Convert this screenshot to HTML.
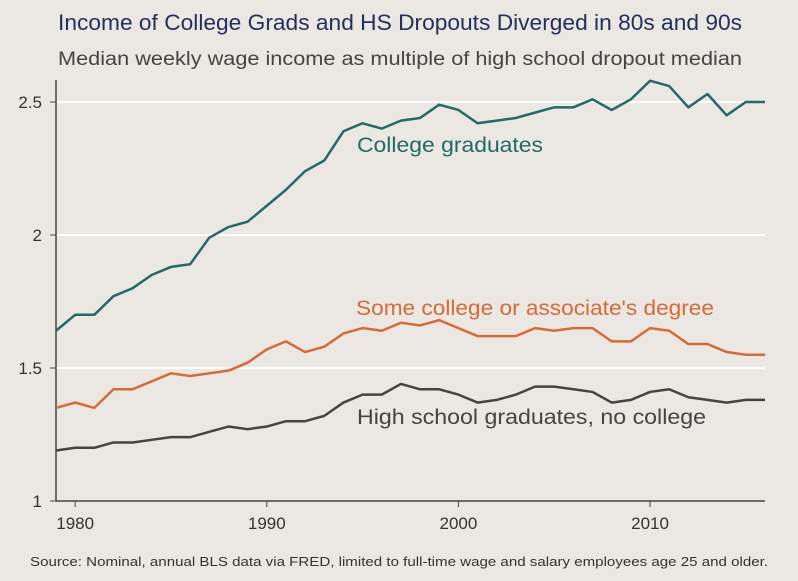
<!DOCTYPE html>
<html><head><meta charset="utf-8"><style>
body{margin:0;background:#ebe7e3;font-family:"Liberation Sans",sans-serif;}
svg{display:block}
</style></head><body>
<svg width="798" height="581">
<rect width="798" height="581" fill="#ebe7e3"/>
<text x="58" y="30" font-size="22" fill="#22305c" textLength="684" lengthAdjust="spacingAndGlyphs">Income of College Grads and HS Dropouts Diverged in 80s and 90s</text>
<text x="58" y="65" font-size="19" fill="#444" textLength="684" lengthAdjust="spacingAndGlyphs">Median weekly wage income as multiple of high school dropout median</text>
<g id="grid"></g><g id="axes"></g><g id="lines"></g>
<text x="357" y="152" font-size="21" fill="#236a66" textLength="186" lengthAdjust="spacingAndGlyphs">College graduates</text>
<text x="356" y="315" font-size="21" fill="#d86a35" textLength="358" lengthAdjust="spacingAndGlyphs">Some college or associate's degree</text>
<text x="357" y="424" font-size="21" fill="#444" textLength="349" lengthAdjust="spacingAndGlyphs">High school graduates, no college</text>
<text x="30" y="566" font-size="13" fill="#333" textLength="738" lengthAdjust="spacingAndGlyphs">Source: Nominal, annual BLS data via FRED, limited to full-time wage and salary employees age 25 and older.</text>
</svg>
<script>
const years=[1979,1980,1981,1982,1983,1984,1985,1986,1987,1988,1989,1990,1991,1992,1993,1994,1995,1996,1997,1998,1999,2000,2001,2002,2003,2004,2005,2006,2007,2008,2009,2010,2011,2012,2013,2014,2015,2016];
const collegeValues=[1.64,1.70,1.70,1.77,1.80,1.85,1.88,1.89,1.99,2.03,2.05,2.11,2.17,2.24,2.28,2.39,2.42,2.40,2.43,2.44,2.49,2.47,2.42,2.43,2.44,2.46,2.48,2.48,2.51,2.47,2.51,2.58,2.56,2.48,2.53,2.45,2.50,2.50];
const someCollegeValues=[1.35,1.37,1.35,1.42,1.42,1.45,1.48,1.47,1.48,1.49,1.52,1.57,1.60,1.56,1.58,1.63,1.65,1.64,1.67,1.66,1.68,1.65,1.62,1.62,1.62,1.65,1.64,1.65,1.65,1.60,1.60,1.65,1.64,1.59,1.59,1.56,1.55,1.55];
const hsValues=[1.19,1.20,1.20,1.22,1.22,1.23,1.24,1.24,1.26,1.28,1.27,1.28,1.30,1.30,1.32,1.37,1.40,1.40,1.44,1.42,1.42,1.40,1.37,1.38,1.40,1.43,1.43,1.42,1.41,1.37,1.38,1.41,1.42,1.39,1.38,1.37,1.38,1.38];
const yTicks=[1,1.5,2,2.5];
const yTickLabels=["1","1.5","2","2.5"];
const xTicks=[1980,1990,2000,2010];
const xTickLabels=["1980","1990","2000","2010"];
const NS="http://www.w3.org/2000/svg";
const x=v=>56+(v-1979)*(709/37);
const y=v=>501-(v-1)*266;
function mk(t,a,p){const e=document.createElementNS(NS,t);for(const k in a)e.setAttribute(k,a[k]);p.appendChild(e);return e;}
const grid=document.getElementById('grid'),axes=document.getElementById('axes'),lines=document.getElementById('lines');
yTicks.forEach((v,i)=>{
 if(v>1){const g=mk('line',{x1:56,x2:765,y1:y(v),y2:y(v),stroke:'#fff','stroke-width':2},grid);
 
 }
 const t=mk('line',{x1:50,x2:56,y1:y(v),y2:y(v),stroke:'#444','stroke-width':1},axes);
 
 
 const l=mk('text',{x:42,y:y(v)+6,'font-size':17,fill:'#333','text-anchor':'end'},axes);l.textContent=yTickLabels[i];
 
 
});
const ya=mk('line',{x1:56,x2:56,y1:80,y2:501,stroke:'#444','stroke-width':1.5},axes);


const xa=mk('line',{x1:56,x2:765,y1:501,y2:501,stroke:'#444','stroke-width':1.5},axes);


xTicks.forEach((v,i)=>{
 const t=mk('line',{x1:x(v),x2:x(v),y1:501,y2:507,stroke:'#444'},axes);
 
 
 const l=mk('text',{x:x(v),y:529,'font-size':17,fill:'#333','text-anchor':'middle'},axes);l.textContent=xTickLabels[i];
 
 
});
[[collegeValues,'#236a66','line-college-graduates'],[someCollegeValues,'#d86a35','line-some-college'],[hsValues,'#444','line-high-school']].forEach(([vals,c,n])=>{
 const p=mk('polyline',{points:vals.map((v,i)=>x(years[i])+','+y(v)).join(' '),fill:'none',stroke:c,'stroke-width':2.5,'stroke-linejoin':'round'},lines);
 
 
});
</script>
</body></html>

◆ ◆ ◆ ◆ ◆ ◆ ◆

**WRITTEN PROBLEM:** Transcribe the material exactly, and leave out whatever pictures it holds.

**ANSWER:**
Convert this screenshot to HTML.
<!DOCTYPE html>
<html><head><meta charset="utf-8"><style>
body{margin:0;background:#ebe7e3;font-family:"Liberation Sans",sans-serif;}
svg{display:block}
</style></head><body>
<svg width="798" height="581">
<rect width="798" height="581" fill="#ebe7e3"/>
<text x="58" y="30" font-size="22" fill="#22305c" textLength="684" lengthAdjust="spacingAndGlyphs">Income of College Grads and HS Dropouts Diverged in 80s and 90s</text>
<text x="58" y="65" font-size="19" fill="#444" textLength="684" lengthAdjust="spacingAndGlyphs">Median weekly wage income as multiple of high school dropout median</text>
<g id="grid"></g><g id="axes"></g><g id="lines"></g>
<text x="357" y="152" font-size="21" fill="#236a66" textLength="186" lengthAdjust="spacingAndGlyphs">College graduates</text>
<text x="356" y="315" font-size="21" fill="#d86a35" textLength="358" lengthAdjust="spacingAndGlyphs">Some college or associate's degree</text>
<text x="357" y="424" font-size="21" fill="#444" textLength="349" lengthAdjust="spacingAndGlyphs">High school graduates, no college</text>
<text x="30" y="566" font-size="13" fill="#333" textLength="738" lengthAdjust="spacingAndGlyphs">Source: Nominal, annual BLS data via FRED, limited to full-time wage and salary employees age 25 and older.</text>
</svg>
<script>
const years=[1979,1980,1981,1982,1983,1984,1985,1986,1987,1988,1989,1990,1991,1992,1993,1994,1995,1996,1997,1998,1999,2000,2001,2002,2003,2004,2005,2006,2007,2008,2009,2010,2011,2012,2013,2014,2015,2016];
const collegeValues=[1.64,1.70,1.70,1.77,1.80,1.85,1.88,1.89,1.99,2.03,2.05,2.11,2.17,2.24,2.28,2.39,2.42,2.40,2.43,2.44,2.49,2.47,2.42,2.43,2.44,2.46,2.48,2.48,2.51,2.47,2.51,2.58,2.56,2.48,2.53,2.45,2.50,2.50];
const someCollegeValues=[1.35,1.37,1.35,1.42,1.42,1.45,1.48,1.47,1.48,1.49,1.52,1.57,1.60,1.56,1.58,1.63,1.65,1.64,1.67,1.66,1.68,1.65,1.62,1.62,1.62,1.65,1.64,1.65,1.65,1.60,1.60,1.65,1.64,1.59,1.59,1.56,1.55,1.55];
const hsValues=[1.19,1.20,1.20,1.22,1.22,1.23,1.24,1.24,1.26,1.28,1.27,1.28,1.30,1.30,1.32,1.37,1.40,1.40,1.44,1.42,1.42,1.40,1.37,1.38,1.40,1.43,1.43,1.42,1.41,1.37,1.38,1.41,1.42,1.39,1.38,1.37,1.38,1.38];
const yTicks=[1,1.5,2,2.5];
const yTickLabels=["1","1.5","2","2.5"];
const xTicks=[1980,1990,2000,2010];
const xTickLabels=["1980","1990","2000","2010"];
const NS="http://www.w3.org/2000/svg";
const x=v=>56+(v-1979)*(709/37);
const y=v=>501-(v-1)*266;
function mk(t,a,p){const e=document.createElementNS(NS,t);for(const k in a)e.setAttribute(k,a[k]);p.appendChild(e);return e;}
const grid=document.getElementById('grid'),axes=document.getElementById('axes'),lines=document.getElementById('lines');
yTicks.forEach((v,i)=>{
 if(v>1){const g=mk('line',{x1:56,x2:765,y1:y(v),y2:y(v),stroke:'#fff','stroke-width':2},grid);
 
 }
 const t=mk('line',{x1:50,x2:56,y1:y(v),y2:y(v),stroke:'#444','stroke-width':1},axes);
 
 
 const l=mk('text',{x:42,y:y(v)+6,'font-size':17,fill:'#333','text-anchor':'end'},axes);l.textContent=yTickLabels[i];
 
 
});
const ya=mk('line',{x1:56,x2:56,y1:80,y2:501,stroke:'#444','stroke-width':1.5},axes);


const xa=mk('line',{x1:56,x2:765,y1:501,y2:501,stroke:'#444','stroke-width':1.5},axes);


xTicks.forEach((v,i)=>{
 const t=mk('line',{x1:x(v),x2:x(v),y1:501,y2:507,stroke:'#444'},axes);
 
 
 const l=mk('text',{x:x(v),y:529,'font-size':17,fill:'#333','text-anchor':'middle'},axes);l.textContent=xTickLabels[i];
 
 
});
[[collegeValues,'#236a66','line-college-graduates'],[someCollegeValues,'#d86a35','line-some-college'],[hsValues,'#444','line-high-school']].forEach(([vals,c,n])=>{
 const p=mk('polyline',{points:vals.map((v,i)=>x(years[i])+','+y(v)).join(' '),fill:'none',stroke:c,'stroke-width':2.5,'stroke-linejoin':'round'},lines);
 
 
});
</script>
</body></html>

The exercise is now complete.